Give again exactly the lines that run from the start of the records to the line holding "import * as d3 from 'd3';", both ends counted. Do not include the pictures.

- [SUPPLIED DATA]:
╔══

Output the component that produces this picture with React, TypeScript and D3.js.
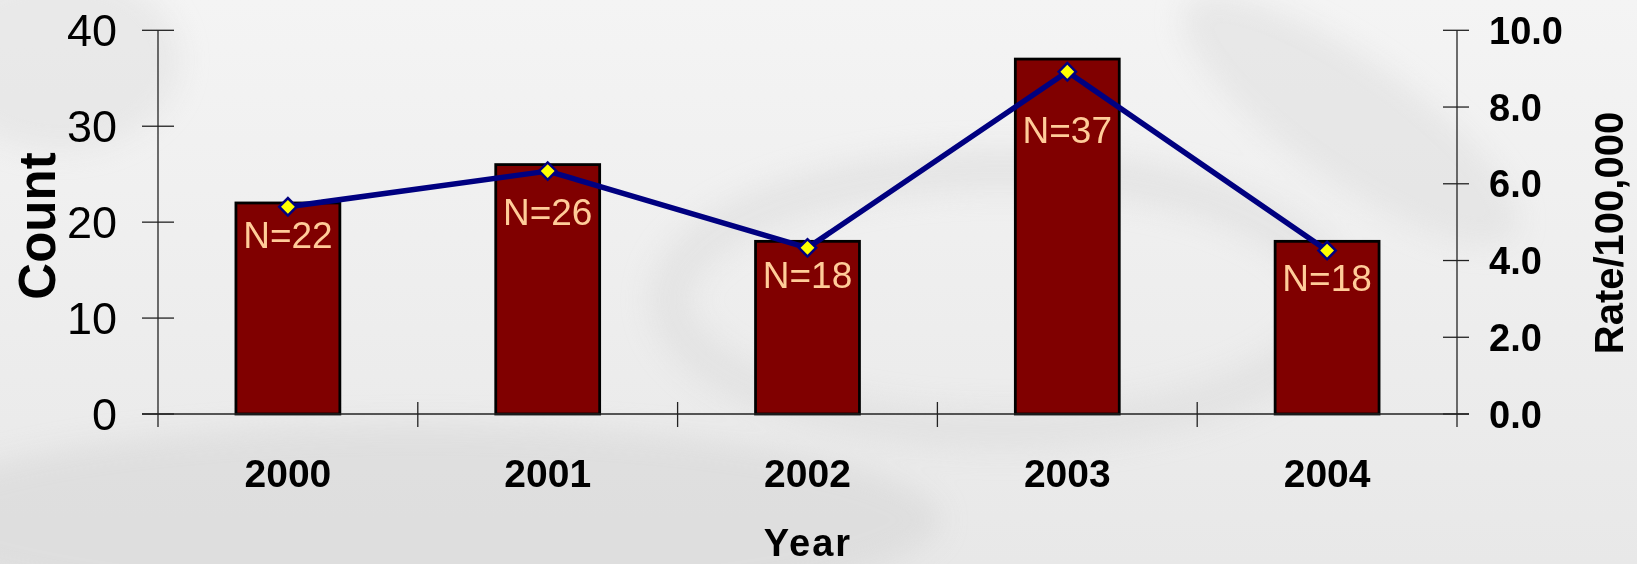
import React from 'react';
import * as d3 from 'd3';

const years = ['2000', '2001', '2002', '2003', '2004'];
const counts = [22, 26, 18, 37, 18];
const rates = [5.4, 6.33, 4.33, 8.92, 4.26];
const countTicks = [0, 10, 20, 30, 40];
const rateTicks = [0, 2, 4, 6, 8, 10];

const W = 1637;
const H = 564;
const FONT = "'Liberation Sans', Arial, Helvetica, sans-serif";

const App = () => {
  const left = 158;
  const right = 1457;
  const top = 30.3;
  const bottom = 414;

  const x = d3.scaleBand<string>()
    .domain(years)
    .range([left, right])
    .paddingInner(0.6)
    .paddingOuter(0.3);
  const yCount = d3.scaleLinear().domain([0, 40]).range([bottom, top]);
  const yRate = d3.scaleLinear().domain([0, 10]).range([bottom, top]);

  const cx = (d: string) => (x(d) ?? 0) + x.bandwidth() / 2;
  const pts: [number, number][] = years.map((d, i) => [cx(d), yRate(rates[i])]);
  const line = d3.line();
  const marker = d3.symbol(d3.symbolSquare, 150)();

  // boundaries between categories
  const bounds = years.slice(0, -1).map(d => cx(d) + x.step() / 2);

  // line height at a given x (keeps the N labels clear of the line)
  const lineAt = (px: number) => {
    if (px <= pts[0][0]) return pts[0][1];
    for (let i = 1; i < pts.length; i++) {
      const [x0, y0] = pts[i - 1];
      const [x1, y1] = pts[i];
      if (px <= x1) return y0 + ((px - x0) / (x1 - x0)) * (y1 - y0);
    }
    return pts[pts.length - 1][1];
  };
  const labelY = (d: string, i: number) => {
    const c = cx(d);
    const span = [c - 46, c, c + 46].map(lineAt);
    return Math.max(yCount(counts[i]) + 45, d3.max(span)! + 40);
  };

  return (
    <svg width={W} height={H} style={{ position: 'absolute', left: 0, top: 0 }} fontFamily={FONT}>
      <defs>
        <linearGradient id="bg" x1="0" y1="0" x2="0" y2="1">
          <stop offset="0" stopColor="#f4f4f4" />
          <stop offset="1" stopColor="#e8e8e8" />
        </linearGradient>
        <filter id="blur" x="-20%" y="-20%" width="140%" height="140%">
          <feGaussianBlur stdDeviation="14" />
        </filter>
      </defs>
      <rect width={W} height={H} fill="url(#bg)" />
      <g filter="url(#blur)" opacity={0.55}>
        <ellipse cx={420} cy={520} rx={520} ry={95} fill="#d6d6d6" />
        <ellipse cx={1000} cy={300} rx={330} ry={130} fill="none" stroke="#dcdcdc" strokeWidth={40} />
        <ellipse cx={1350} cy={120} rx={200} ry={60} fill="#dedede" transform="rotate(35 1350 120)" />
        <ellipse cx={60} cy={60} rx={120} ry={90} fill="#e0e0e0" />
      </g>

      {/* bars */}
      {years.map((d, i) => (
        <rect key={d} x={x(d)} y={yCount(counts[i])} width={x.bandwidth()}
          height={bottom - yCount(counts[i])} fill="#800000" stroke="#000" strokeWidth={2.8} />
      ))}

      {/* axes */}
      <g stroke="#222" strokeWidth={1.3}>
        <line x1={142} x2={1469} y1={bottom} y2={bottom} />
        <line x1={left} x2={left} y1={top} y2={427} />
        <line x1={right} x2={right} y1={top} y2={427} />
        {countTicks.map(t => (
          <line key={'l' + t} x1={142} x2={174} y1={yCount(t)} y2={yCount(t)} />
        ))}
        {rateTicks.map(t => (
          <line key={'r' + t} x1={1443} x2={1469} y1={yRate(t)} y2={yRate(t)} />
        ))}
        {bounds.map((b, i) => (
          <line key={'b' + i} x1={b} x2={b} y1={402} y2={427} />
        ))}
      </g>

      {/* left tick labels */}
      {countTicks.map(t => (
        <text key={'lt' + t} x={117} y={yCount(t) + 16} textAnchor="end" fontSize={45} fill="#000">{t}</text>
      ))}
      {/* right tick labels */}
      {rateTicks.map(t => (
        <text key={'rt' + t} x={1489} y={yRate(t) + 13.5} fontSize={38} fontWeight="bold" fill="#000">{t.toFixed(1)}</text>
      ))}
      {/* category labels */}
      {years.map(d => (
        <text key={'c' + d} x={cx(d)} y={487} textAnchor="middle" fontSize={39} fontWeight="bold" fill="#000">{d}</text>
      ))}

      {/* axis titles */}
      <text transform="translate(55,226) rotate(-90)" textAnchor="middle" fontSize={51} fontWeight="bold">Count</text>
      <text transform="translate(1623,233) rotate(-90)" textAnchor="middle" fontSize={40} fontWeight="bold">Rate/100,000</text>
      <text x={808} y={556} textAnchor="middle" fontSize={38} fontWeight="bold" letterSpacing={2}>Year</text>

      {/* rate line */}
      <path d={line(pts) ?? ''} fill="none" stroke="#000080" strokeWidth={5.5} strokeLinejoin="round" />
      {pts.map((p, i) => (
        <path key={'m' + i} d={marker ?? ''} transform={`translate(${p[0]},${p[1]}) rotate(45)`}
          fill="#ffff00" stroke="#000080" strokeWidth={2.5} />
      ))}

      {/* N labels */}
      {years.map((d, i) => (
        <text key={'n' + d} x={cx(d)} y={labelY(d, i)} textAnchor="middle" fontSize={37} fill="#ffcc99">
          {`N=${counts[i]}`}
        </text>
      ))}
    </svg>
  );
};

export default App;
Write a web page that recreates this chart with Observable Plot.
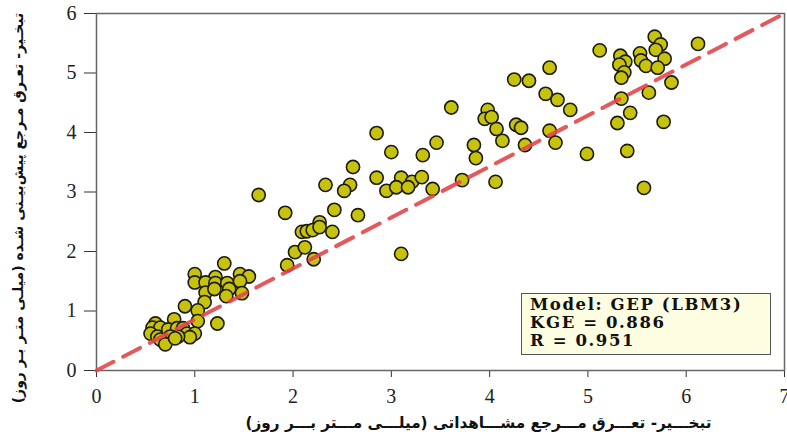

╚══

- [OUTPUT OF THE EXERCISE]:
Output the component that produces this picture with React, TypeScript and D3.js.
import React from 'react';
import * as d3 from 'd3';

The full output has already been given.